# Advice needed I am going mad!!



## lollipops (Oct 17, 2009)

Ok In brief.
I am part way through a sort of medicated FET. I am on Progynova 3 x a day. Today was my first scan to check my womb lining. Womb lining was over 9mm - so good news.
Nurse then checked my follicles and found 1 tube contained fluid,she said not too worry. Had bloods taken too. I was told to wait for a call later when Doc had reviewed my tests.
Got a call to say I needed to come in again tommorrow morn for more tests and bloods and discuss med's- when I asked why, nurse said not too worry all will be explained tommorrow.
I wasn't happy with that answer- So I just called again. Finally got through and a nurse again fobbed me off- telling me to just come along tommorrow.
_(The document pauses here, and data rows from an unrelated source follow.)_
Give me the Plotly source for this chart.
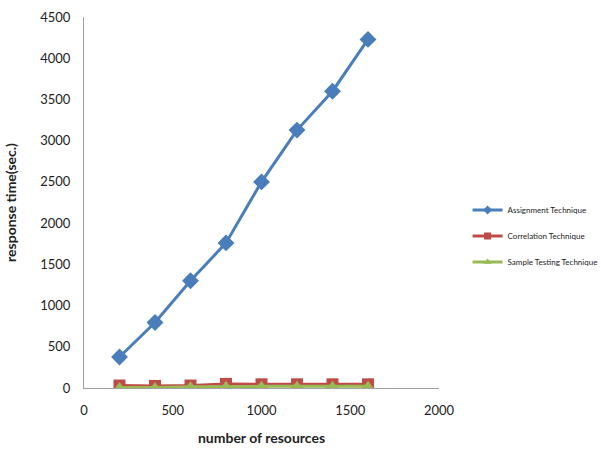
import plotly.graph_objects as go

resources = [200, 400, 600, 800, 1000, 1200, 1400, 1600]
assignment = [376, 795, 1300, 1760, 2500, 3128, 3600, 4228]
correlation = [30, 25, 30, 50, 45, 45, 45, 45]
sample_testing = [5, 5, 15, 20, 20, 20, 20, 20]

series_names = ["Assignment Technique", "Correlation Technique", "Sample Testing Technique"]
series_values = [assignment, correlation, sample_testing]
colors = ["#4a7ebb", "#be4b48", "#98b954"]
symbols = ["diamond", "square", "triangle-up"]
sizes = [13, 12, 11]

x_ticks = [0, 500, 1000, 1500, 2000]
y_ticks = [0, 500, 1000, 1500, 2000, 2500, 3000, 3500, 4000, 4500]

fig = go.Figure()
for name, vals, c, s, sz in zip(series_names, series_values, colors, symbols, sizes):
    fig.add_trace(go.Scatter(x=resources, y=vals, name=name, mode="lines+markers",
                             showlegend=False, legendgroup=name,
                             line=dict(color=c, width=3),
                             marker=dict(symbol=s, size=sz, color=c)))
for name, c, s in zip(series_names, colors, symbols):
    fig.add_trace(go.Scatter(x=[None], y=[None], name=name, mode="lines+markers",
                             legendgroup=name,
                             line=dict(color=c, width=3),
                             marker=dict(symbol=s, size=7, color=c)))

fig.update_layout(
    width=601, height=453,
    margin=dict(l=84, r=162, t=17, b=65),
    paper_bgcolor="white", plot_bgcolor="white",
    font=dict(family="Lato, Open Sans, sans-serif", color="#222", size=13),
    showlegend=True,
    legend=dict(xref="container", yref="container", x=0.778, y=0.479,
                xanchor="left", yanchor="middle",
                font=dict(size=8, family="Lato, sans-serif"),
                tracegroupgap=7, itemwidth=30,
                bgcolor="rgba(0,0,0,0)", borderwidth=0),
    xaxis=dict(range=[0, 2000], tickvals=x_ticks, showgrid=False, zeroline=False,
               showline=True, linecolor="#a0a0a0", linewidth=1, ticks="",
               automargin=False, ticklabelstandoff=10,
               title=dict(text="<b>number of resources</b>", font=dict(size=14), standoff=16)),
    yaxis=dict(range=[0, 4500], tickvals=y_ticks, showgrid=False, zeroline=False,
               showline=True, linecolor="#a0a0a0", linewidth=1, ticks="",
               automargin=False, ticklabelstandoff=10,
               title=dict(text="<b>response time(sec.)</b>", font=dict(size=14), standoff=20)),
)

fig.write_html("out.html")
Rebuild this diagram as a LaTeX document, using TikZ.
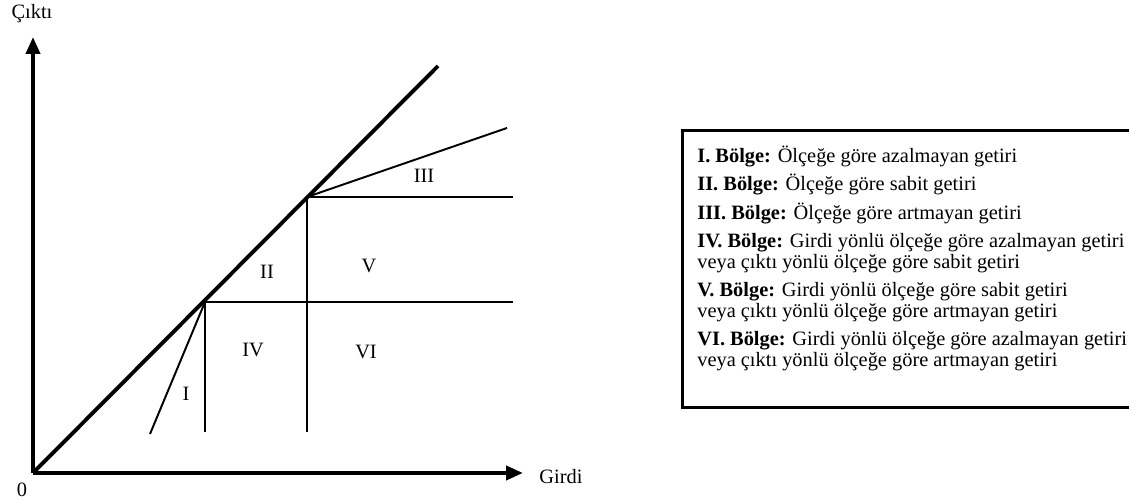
\documentclass[tikz,border=0pt]{standalone}
\usepackage{fontspec}
\setmainfont{Liberation Serif}
\usetikzlibrary{arrows.meta,positioning}

\begin{document}
\begin{tikzpicture}[
  >={Triangle[length=3.4mm,width=2.8mm]},
  axis/.style={->, line width=2.2pt},
  frontier/.style={line width=2.2pt},
  ray/.style={line width=1.1pt},
  grid/.style={line width=0.9pt},
  region/.style={font=\fontsize{11.6}{12}\selectfont},
  frame/.style={line width=1.7pt}
]
\useasboundingbox (0,0) rectangle (22.58,10);

% Points
\coordinate (O) at (0.66, 0.54);
\coordinate (A) at (4.10, 3.96);
\coordinate (B) at (6.14, 6.06);
\coordinate (Ytip) at (0.66, 9.26);
\coordinate (Xtip) at (10.46, 0.54);
\coordinate (Dend) at (8.76, 8.68);
\coordinate (Iend) at (3.00, 1.32);
\coordinate (Abot) at (4.10, 1.36);
\coordinate (Bbot) at (6.14, 1.36);
\coordinate (Aright) at (10.26, 3.96);
\coordinate (Bright) at (10.26, 6.06);
\coordinate (IIIend) at (10.14, 7.44);

% Axes
\draw[axis] (O) -- (Ytip);
\draw[axis] (O) -- (Xtip);
\node[region] (ylab) at (0.64, 9.72) {Çıktı};
\node[region] (xlab) at (11.22, 0.46) {Girdi};
\node[region] (zero) at (0.44, 0.2) {0};

% Frontier and regions
\draw[frontier] (O) -- (Dend);
\draw[ray] (A) -- (Iend);
\draw[ray] (B) -- (IIIend);
\draw[grid] (A) -- (Abot);
\draw[grid] (B) -- (Bbot);
\draw[grid] (A) -- (Aright);
\draw[grid] (B) -- (Bright);

\node[region] (r1) at (3.72, 2.12) {I};
\node[region] (r2) at (5.34, 4.56) {II};
\node[region] (r3) at (8.48, 6.48) {III};
\node[region] (r4) at (5.06, 3.00) {IV};
\node[region] (r5) at (7.38, 4.68) {V};
\node[region] (r6) at (7.32, 2.96) {VI};

% Legend
\draw[frame] (23.2, 7.38) -- (13.64, 7.38) -- (13.64, 1.84) -- (23.2, 1.84);
\node[region, anchor=north west, align=left, inner sep=0pt] (legend) at (13.94, 7.08) {%
  \textbf{I. Bölge:} Ölçeğe göre azalmayan getiri\\[4pt]
  \textbf{II. Bölge:} Ölçeğe göre sabit getiri\\[4pt]
  \textbf{III. Bölge:} Ölçeğe göre artmayan getiri\\[4pt]
  \textbf{IV. Bölge:} Girdi yönlü ölçeğe göre azalmayan getiri\\
  veya çıktı yönlü ölçeğe göre sabit getiri\\[4pt]
  \textbf{V. Bölge:} Girdi yönlü ölçeğe göre sabit getiri\\
  veya çıktı yönlü ölçeğe göre artmayan getiri\\[4pt]
  \textbf{VI. Bölge:} Girdi yönlü ölçeğe göre azalmayan getiri\\
  veya çıktı yönlü ölçeğe göre artmayan getiri};

\end{tikzpicture}
\end{document}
I pushed abit harder and all I got was a very distant answer.....nurse said something about me having 5 follicles and about me not wanting 5 babies (?) and something about a dominent follicle (can't recall whether she said lack of one or too many?) and suggested may have too cancel this treatment and change to a different kind of FET (so Natural FET right?)
I really don't understand? I thought all that mattered was that my lining was thick,what has follicles got to do with it? I don't need eggs as I've got my embryo's frozen. So why does the amount of follicles matter? Am I being totally dumb here?
Any help at all is most welcome. Thankyou.


----------